Segundo, esse aumento de representação amplia a democracia, que ele tem tentado
minar. A democracia se fortalece quando é capaz de ter pessoas de todos os
grupos da sociedade dentro dos espaços de decisão. São mais valiosos ainda
nesse processo os que entendem a importância de combate às velhas
discriminações. Pessoas negras que neguem o fosso racial histórico — visível,
inegável — acabam tendo um efeito bumerangue. A mesma coisa ocorre no caso de
mulheres que defendem a submissão aos homens. Consolidam o que se deve
combater.
O
presidente amanheceu admitindo não estar bem. É compreensível. Mas, mesmo
indormido, permanece incansável no ataque à democracia. Ontem, voltou a dizer
que o sistema brasileiro de apuração de votos, através da urna eletrônica, não
é confiável. “Se nós não tivermos uma forma confiável de apurar as eleições, a
dúvida vai permanecer”, disse ele disseminando mais uma vez a dúvida sobre o
sistema brasileiro. Desacreditar a apuração é o método — aqui e nos Estados
Unidos — de conspirar contra a própria democracia. O que houve foi que o
sistema brasileiro foi atacado mas não foi atingido. Bolsonaro prometeu
apresentar provas de que houve fraude na eleição que ele venceu em 2018. Nunca
as apresentou.
Há muitas contas provando que ele é o derrotado nas eleições. Em São Paulo, o fiasco foi imenso. Na maior cidade do Brasil os dois candidatos confirmaram na primeira fala após o resultado que são contra as suas ideias.

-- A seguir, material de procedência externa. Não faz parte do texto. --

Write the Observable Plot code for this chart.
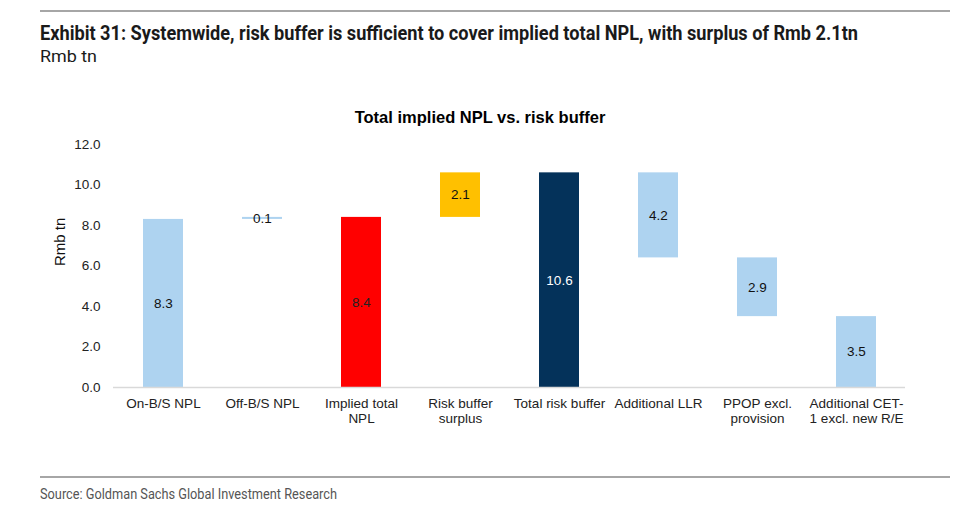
<!DOCTYPE html>
<html>
<head>
<meta charset="utf-8">
<script src="https://cdn.jsdelivr.net/npm/d3@7"></script>
<script src="https://cdn.jsdelivr.net/npm/@observablehq/plot@0.6"></script>
<style>
  html, body { margin: 0; padding: 0; background: #fff; }
  #page { position: relative; width: 960px; height: 516px; overflow: hidden; font-family: "Liberation Sans", Arial, sans-serif; }
  .rule { position: absolute; left: 40px; width: 910px; height: 2px; background: #a6a6a6; }
  .fit { position: absolute; left: 40px; white-space: nowrap; transform-origin: 0 50%; font-family: Roboto, "Liberation Sans", sans-serif; }
  #title { top: 21px; font-weight: bold; font-size: 20px; color: #1a1a1a; }
  #subtitle { top: 46px; font-size: 17px; color: #1a1a1a; }
  #ctitle { position: absolute; left: 0; width: 960px; top: 108px; text-align: center; font-weight: bold; font-size: 16.5px; color: #000; }
  #chart { position: absolute; left: 0; top: 70px; }
  #source { top: 486px; font-size: 14px; color: #555; }
</style>
</head>
<body>
<div id="page">
  <div class="rule" style="top:10px"></div>
  <div id="title" class="fit" data-w="818">Exhibit 31: Systemwide, risk buffer is sufficient to cover implied total NPL, with surplus of Rmb 2.1tn</div>
  <div id="subtitle" class="fit" data-w="57">Rmb tn</div>
  <div id="ctitle">Total implied NPL vs. risk buffer</div>
  <div id="chart"></div>
  <div class="rule" style="top:476px"></div>
  <div id="source" class="fit" data-w="297">Source: Goldman Sachs Global Investment Research</div>
</div>
<script>
const categories = ["On-B/S NPL", "Off-B/S NPL", "Implied total NPL", "Risk buffer surplus", "Total risk buffer", "Additional LLR", "PPOP excl. provision", "Additional CET-1 excl. new R/E"];
const tickLabels = ["On-B/S NPL", "Off-B/S NPL", "Implied total\nNPL", "Risk buffer\nsurplus", "Total risk buffer", "Additional LLR", "PPOP excl.\nprovision", "Additional CET-\n1 excl. new R/E"];
const barStart = [0, 8.3, 0, 8.4, 0, 6.4, 3.5, 0];
const barEnd = [8.3, 8.4, 8.4, 10.6, 10.6, 10.6, 6.4, 3.5];
const valueLabels = ["8.3", "0.1", "8.4", "2.1", "10.6", "4.2", "2.9", "3.5"];
const barKind = ["part", "part", "npl", "surplus", "buffer", "part", "part", "part"];
const yTicks = [0, 2, 4, 6, 8, 10, 12];

const kindColor = {part: "#AED3F0", npl: "#FF0000", surplus: "#FFC000", buffer: "#04325A"};
const kindText = {part: "#111", npl: "#222", surplus: "#111", buffer: "#fff"};

const data = categories.map((c, i) => ({
  cat: c, y1: barStart[i], y2: barEnd[i], label: valueLabels[i], kind: barKind[i], mid: (barStart[i] + barEnd[i]) / 2
}));
const tickMap = new Map(categories.map((c, i) => [c, tickLabels[i]]));

const chart = Plot.plot({
  width: 960,
  height: 400,
  marginLeft: 113,
  marginRight: 55,
  marginTop: 74,
  marginBottom: 83,
  style: {fontFamily: "'Liberation Sans', Arial, sans-serif", fontSize: "13.5px", color: "#222", background: "transparent"},
  x: {domain: categories, paddingInner: 0.6, paddingOuter: 0.3},
  y: {domain: [0, 12]},
  marks: [
    Plot.axisY({ticks: yTicks, tickFormat: d3.format(".1f"), tickSize: 0, tickPadding: 13, fontSize: 13.5, label: null}),
    Plot.axisX({tickSize: 0, tickPadding: 10, fontSize: 13.5, label: null, tickFormat: d => tickMap.get(d), lineHeight: 1.12}),
    Plot.text(["Rmb tn"], {frameAnchor: "left", dx: -53, rotate: -90, fontSize: 15, fill: "#111"}),
    Plot.barY(data, {x: "cat", y1: "y1", y2: "y2", fill: d => kindColor[d.kind]}),
    Plot.ruleY([0], {stroke: "#d9d9d9", strokeWidth: 1.5}),
    Plot.text(data, {x: "cat", y: "mid", text: "label", fill: d => kindText[d.kind], fontSize: 13.5})
  ]
});
document.getElementById("chart").appendChild(chart);

document.querySelectorAll(".fit").forEach(el => {
  const w = el.getBoundingClientRect().width;
  const target = +el.dataset.w;
  el.style.transform = `scaleX(${target / w})`;
});
</script>
</body>
</html>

Bruno Covas (PSDB) deixou isso claro quando falou em “tolerância, valores democráticos e respeito à diversidade religiosa”. Seu adversário, Guilherme Boulos (PSOL), disse que era uma vitória contra Bolsonaro. Os balanços não deixam dúvidas de quem é o derrotado nesta eleição. Mas o mais importante não é um governo de estado a mais ou a menos, mas a ampla consagração das ideias de moderação, diversidade, boa gestão e proteção da vida ameaçada pela pior pandemia em um século, cuja gravidade ele ignora.